Both remarried and Gertiser sought to terminate Stokes’ spousal maintenance on the basis that her remarriage created a substantial and continuing change in her financial condition that made any further maintenance unreasonable because Stokes’ husband brought substantial assets and income into the marriage and has a statutory duty to support her. The trial court disagreed and kept the maintenance order in place. The Court of Appeals reversed.

“We recognize this record could have supported Kevin’s position, if the trial court had accepted it. But there is also ample evidence to support the contrary view reflected in the trial court’s findings — and those findings support the refusal to revoke maintenance,” Chief Justice Loretta Rush wrote.

The justices held that courts may revoke incapacity maintenance for recipients whose ability to support themselves is no longer materially affected, even if they are still disabled. Stokes had argued maintenance could only be modified, but never revoked, if one is still disabled.

Addressing the trial court’s findings, the high court noted that proving that a change in circumstances is so “substantial and continuing” as to require revoking maintenance is a steep showing.  The justices also noted that $253,000 of Stokes’ marital assets do not constitute any change in her financial circumstances, and the remaining value of the $371,000 of assets her husband brought to their marriage can be discounted. Of that money, nearly half is his legal interest in a trust that holds title to his parents’ property; and most of the remaining amount is held in retirement accounts for which withdrawals would incur substantial penalties, Rush wrote. She also pointed out that while Stokes’ husband’s income is higher than Gertiser’s, he has to pay more than $2,500 each month in maintenance to his ex-wife and child support.

“Again, revoking maintenance required Kevin to prove not merely that the maintenance award had become unreasonably excessive, but its very existence had become unreasonable.
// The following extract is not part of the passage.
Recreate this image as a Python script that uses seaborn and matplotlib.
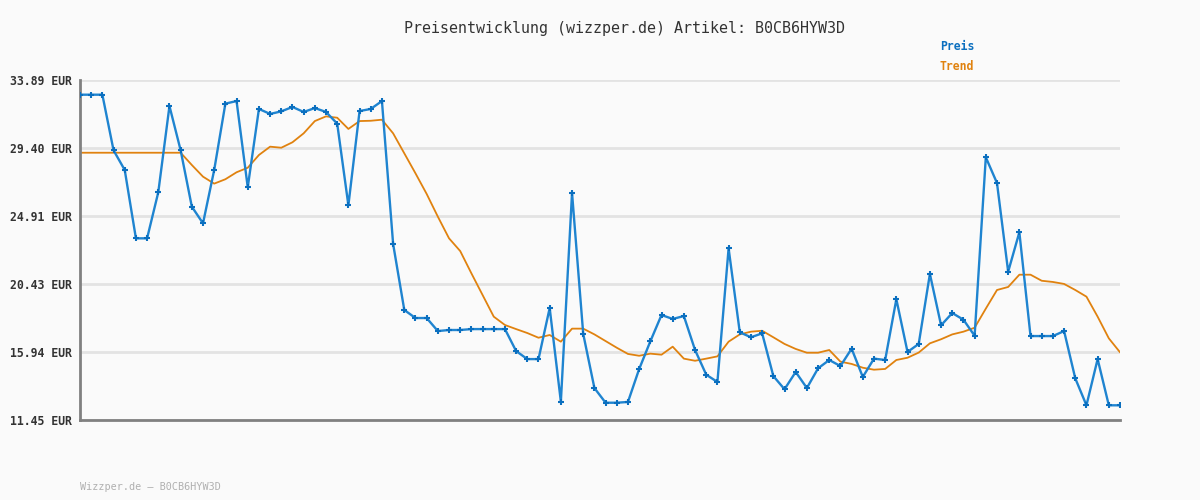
import matplotlib
matplotlib.use("Agg")
import matplotlib.pyplot as plt
import seaborn as sns
import pandas as pd
import numpy as np

# ---- data ----
preis = [32.92, 32.92, 32.92, 29.25, 27.95, 23.44, 23.44, 26.48, 32.17, 29.25,
         25.53, 24.43, 27.95, 32.33, 32.50, 26.81, 31.98, 31.65, 31.82, 32.11,
         31.78, 32.04, 31.78, 31.01, 25.62, 31.84, 31.98, 32.50, 23.07, 18.71,
         18.18, 18.18, 17.32, 17.39, 17.39, 17.45, 17.45, 17.45, 17.45, 16.00,
         15.47, 15.47, 18.84, 12.66, 26.43, 17.13, 13.56, 12.59, 12.59, 12.64,
         14.81, 16.64, 18.38, 18.12, 18.31, 16.07, 14.44, 13.96, 22.78, 17.24,
         16.91, 17.17, 14.35, 13.48, 14.62, 13.56, 14.86, 15.41, 15.01, 16.16,
         14.29, 15.50, 15.41, 19.42, 15.94, 16.47, 21.09, 17.70, 18.51, 18.07,
         17.01, 28.79, 27.09, 21.24, 23.84, 16.99, 16.99, 16.99, 17.32, 14.20,
         12.42, 15.47, 12.42, 12.42]
trend = [29.09, 29.09, 29.09, 29.09, 29.09, 29.09, 29.09, 29.09, 29.09, 29.09,
         28.28, 27.51, 27.05, 27.34, 27.80, 28.10, 28.94, 29.49, 29.42, 29.78,
         30.37, 31.18, 31.49, 31.40, 30.66, 31.18, 31.20, 31.27, 30.37, 29.05,
         27.73, 26.37, 24.87, 23.44, 22.60, 21.13, 19.70, 18.27, 17.72, 17.45,
         17.19, 16.88, 17.06, 16.62, 17.48, 17.48, 17.10, 16.66, 16.22, 15.81,
         15.69, 15.83, 15.76, 16.29, 15.50, 15.36, 15.50, 15.65, 16.62, 17.10,
         17.28, 17.34, 16.91, 16.47, 16.14, 15.89, 15.89, 16.07, 15.30, 15.15,
         14.90, 14.77, 14.82, 15.41, 15.56, 15.90, 16.51, 16.78, 17.10, 17.28,
         17.54, 18.80, 20.03, 20.23, 21.04, 21.04, 20.64, 20.56, 20.43, 20.03,
         19.59, 18.27, 16.84, 15.92]
yticks = [11.45, 15.94, 20.43, 24.91, 29.40, 33.89]
ytick_labels = ["11.45 EUR", "15.94 EUR", "20.43 EUR", "24.91 EUR", "29.40 EUR", "33.89 EUR"]
title = "Preisentwicklung (wizzper.de) Artikel: B0CB6HYW3D"
footer = "Wizzper.de – B0CB6HYW3D"

BLUE = "#1f84d0"
BLUE_M = "#0b6fbf"
ORANGE = "#e0820f"
BG = "#fafafa"
MONO = "DejaVu Sans Mono"

df = pd.DataFrame({"idx": np.arange(len(preis)), "Preis": preis, "Trend": trend})

sns.set_style("white")
fig = plt.figure(figsize=(12, 5), dpi=100, facecolor=BG)
ax = fig.add_axes([80/1200, 80/500, 1040/1200, 340/500])
ax.set_facecolor(BG)

for y in yticks:
    ax.axhline(y, color="#e3e3e3", lw=2, zorder=0)

sns.lineplot(data=df, x="idx", y="Trend", ax=ax, color=ORANGE, lw=1.3, zorder=2)
sns.lineplot(data=df, x="idx", y="Preis", ax=ax, color=BLUE, lw=1.7, zorder=3,
             marker="+", markersize=4, markeredgewidth=1.5, markeredgecolor=BLUE_M)

ax.set_xlim(0, len(preis) - 1)
ax.set_ylim(yticks[0], yticks[-1])
ax.set_yticks(yticks)
ax.set_yticklabels(ytick_labels, fontfamily=MONO, fontweight="bold", fontsize=8.3, color="#333333")
ax.set_xticks([])
ax.set_xlabel("")
ax.set_ylabel("")
ax.tick_params(axis="y", length=0, pad=6)
for s in ["top", "right"]:
    ax.spines[s].set_visible(False)
for s in ["left", "bottom"]:
    ax.spines[s].set_color("#808080")
    ax.spines[s].set_linewidth(2)
ax.get_legend() and ax.get_legend().remove()

fig.text(624/1200, 1 - 28/500, title, ha="center", va="center", fontfamily=MONO,
         fontsize=10.8, color="#333333")
fig.text(940/1200, 1 - 47/500, "Preis", ha="left", va="center", fontfamily=MONO,
         fontsize=8.3, fontweight="bold", color=BLUE_M)
fig.text(940/1200, 1 - 67/500, "Trend", ha="left", va="center", fontfamily=MONO,
         fontsize=8.3, fontweight="bold", color=ORANGE)
fig.text(80/1200, 1 - 487/500, footer, ha="left", va="center", fontfamily=MONO,
         fontsize=7.3, color="#b0b0b0")

fig.savefig("out.png", dpi=100, facecolor=BG)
And under the facts as found by the trial court, any change in Anne’s finances was not of a magnitude that made it unreasonable to leave a maintenance order in place. Since Kevin made no alternative argument for a reduction, we need not consider (and express no opinion about) whether a modification might have been warranted. In this procedural posture, where Kevin chose to seek all-or-nothing relief, we agree that these findings support denying the drastic remedy he requested,” Rush wrote in Kevin Gertiser v. Anne Stokes f/k/a Gertiser, 29S02-1511-DR-643.